72. A base station according to claim 68, wherein said resource allocator preferentially allocates a mobile station for which the number of unit resources for use in transmitting said first control information is M among those receiving the first control information, to the first control channel.

73. A base station according to claim 68, wherein said resource allocator allocates a unit resource in the first control channel that is not used in transmitting said first control information, to a mobile station that does not use a resource in said second control channel associated with said first control information.

74. A base station according to claim 68, wherein said resource allocator allocates a resource in the second control channel that is not associated with said first control information, to a mobile station that does not use a resource in said second control channel associated with said first control information.

75. A base station according to claim 68, wherein:

said base station has association relationship information on the association relationship between identification information for said basic resource or unit resources constituting said basic resource, and identification information for a resource in said second control channel; and

said resource allocator associates said first control information with a resource in said second control channel based on said association relationship information.

76. A mobile station for receiving first control information, for which M unit resources (M is an integer equal to or greater than two) in a first control channel through which the first control information is transmitted from a base station are defined as a basic resource, and in which a resource in a second control channel through which second control information is transmitted is associated with said basic resource, said first control information being transmitted using at least part of said basic resource, and transmitting second control information using a resource in the second control channel associated with received first control information, said mobile station comprising:

association relationship information that is information on the association relationship between said basic resource or unit resources constituting said basic resource and a resource in the second control channel through which the second control information is transmitted; and

a control information transmitter that decides a resource in the second control channel associated with said received first control information based on the information for the basic resource for said received first control information or unit resources constituting said basic resource, and said association relationship information.

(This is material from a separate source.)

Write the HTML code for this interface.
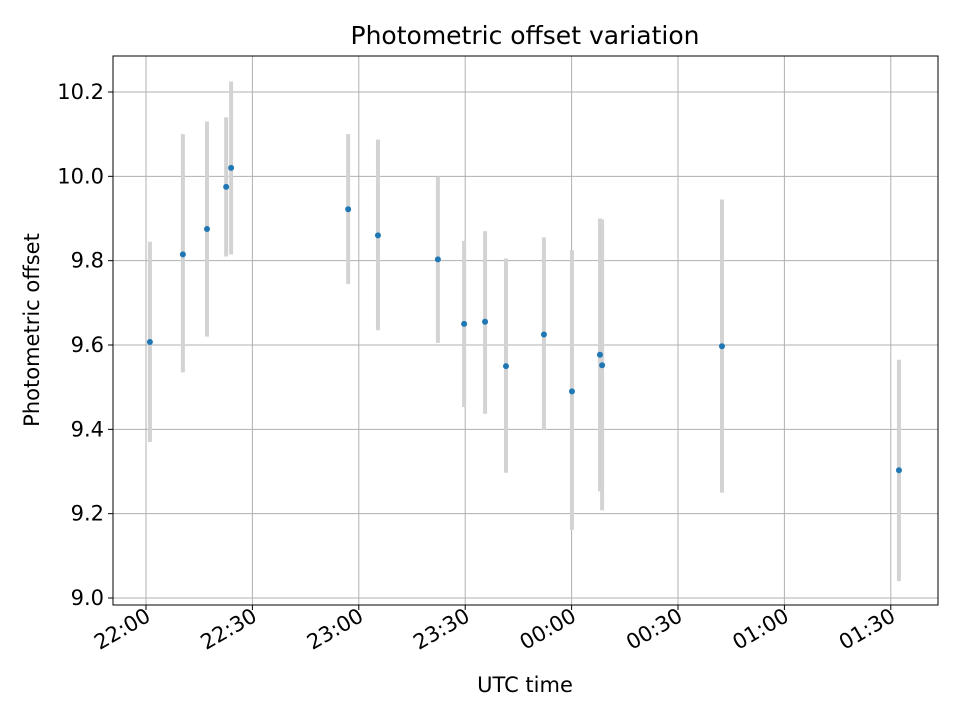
<!DOCTYPE html>
<html><head><meta charset="utf-8"><style>
body{margin:0;background:#fff}
svg text{font-family:"DejaVu Sans","Liberation Sans",sans-serif;fill:#000}
</style></head><body>
<svg id="chart" width="960" height="720" xmlns="http://www.w3.org/2000/svg">
<rect width="960" height="720" fill="#fff"/>
<text x="525" y="44" font-size="25" text-anchor="middle">Photometric offset variation</text>
<g id="grid"></g>
<g id="bars"></g>
<g id="pts"></g>
<g id="ticks"></g>
<rect x="113" y="56" width="825" height="549" fill="none" stroke="#000" stroke-width="1"/>
<text x="525" y="692" font-size="21" text-anchor="middle">UTC time</text>
<text x="39" y="330" font-size="21" text-anchor="middle" transform="rotate(-90 39 330)">Photometric offset</text>
</svg>
<script>
// minutes after 22:00
const times=[1.1,10.4,17.2,22.6,24.0,57.0,65.4,82.3,89.7,95.6,101.5,112.2,120.1,128.0,128.6,162.4,212.3];
const values=[9.607,9.815,9.875,9.975,10.02,9.922,9.86,9.803,9.65,9.655,9.55,9.625,9.49,9.577,9.552,9.597,9.303];
const lows=[9.37,9.535,9.62,9.81,9.815,9.745,9.635,9.605,9.453,9.437,9.297,9.398,9.162,9.253,9.208,9.25,9.04];
const highs=[9.845,10.1,10.13,10.14,10.225,10.1,10.087,10.0,9.847,9.87,9.805,9.855,9.825,9.9,9.898,9.945,9.565];
const xTickMinutes=[0,30,60,90,120,150,180,210];
const xTickLabels=["22:00","22:30","23:00","23:30","00:00","00:30","01:00","01:30"];
const yTicks=[9.0,9.2,9.4,9.6,9.8,10.0,10.2];
const NS="http://www.w3.org/2000/svg";
const X=m=>146+m*(106.4/30);
const Y=v=>598-(v-9.0)*(506/1.2);
function mk(tag,attrs,parent){const e=document.createElementNS(NS,tag);for(const k in attrs)e.setAttribute(k,attrs[k]);document.getElementById(parent).appendChild(e);return e;}
xTickMinutes.forEach((m,i)=>{
  const x=X(m);
  const g=mk('line',{x1:x,x2:x,y1:56,y2:605,stroke:'#b0b0b0','stroke-width':1},'grid');
  
  
  const t=mk('line',{x1:x,x2:x,y1:605,y2:610,stroke:'#000'},'ticks');
  
  
  const l=mk('text',{x:x+6,y:620,'font-size':21,'text-anchor':'end',transform:`rotate(-30 ${x+6} 620)`},'ticks');
  l.textContent=xTickLabels[i];
  
  
});
yTicks.forEach(v=>{
  const y=Y(v);
  const g=mk('line',{x1:113,x2:938,y1:y,y2:y,stroke:'#b0b0b0','stroke-width':1},'grid');
  
  
  const t=mk('line',{x1:108,x2:113,y1:y,y2:y,stroke:'#000'},'ticks');
  
  
  const l=mk('text',{x:104,y:y+7,'font-size':21,'text-anchor':'end'},'ticks');
  l.textContent=v.toFixed(1);
  
  
});
times.forEach((m,i)=>{
  const b=mk('line',{x1:X(m),x2:X(m),y1:Y(lows[i]),y2:Y(highs[i]),stroke:'#d3d3d3','stroke-width':4},'bars');
  
  
  const p=mk('circle',{cx:X(m),cy:Y(values[i]),r:3,fill:'#1f77b4'},'pts');
  
  
});
</script>
</body></html>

77. A mobile station according to claim 76, wherein said first control channel is a PDCCH (Physical Downlink Control Channel), the unit resource in said first control channel is a CCE (Control Channel Element), said first control information is a Downlink grant, said second control channel is a PUCCH (Physical Uplink Control Channel), and said second control information is an ACK (Acknowledgement) or NACK (Negative Acknowledgement).

78. A mobile station according to claim 76, wherein said M is a maximum one of the numbers of unit resources for use in transmitting the first control information.

79. A communication method wherein:

a first wireless station transmits first control information to a second wireless station using at least one unit resource in a first control channel; and

a second wireless station transmits second control information using a resource in a second control channel associated with a resource consisting of M unit resources (M is an integer equal to or greater than two) in said first control channel.

80. A communication method according to claim 79, wherein said first control channel is a PDCCH (Physical Downlink Control Channel), the unit resource in said first control channel is a CCE (Control Channel Element), said first control information is a Downlink grant, said second control channel is a PUCCH (Physical Uplink Control Channel), and said second control information is an ACK (Acknowledgement) or NACK (Negative Acknowledgement).

81. A communication method according to claim 79, wherein said M is a maximum one of the numbers of unit resources for use in transmitting the first control information.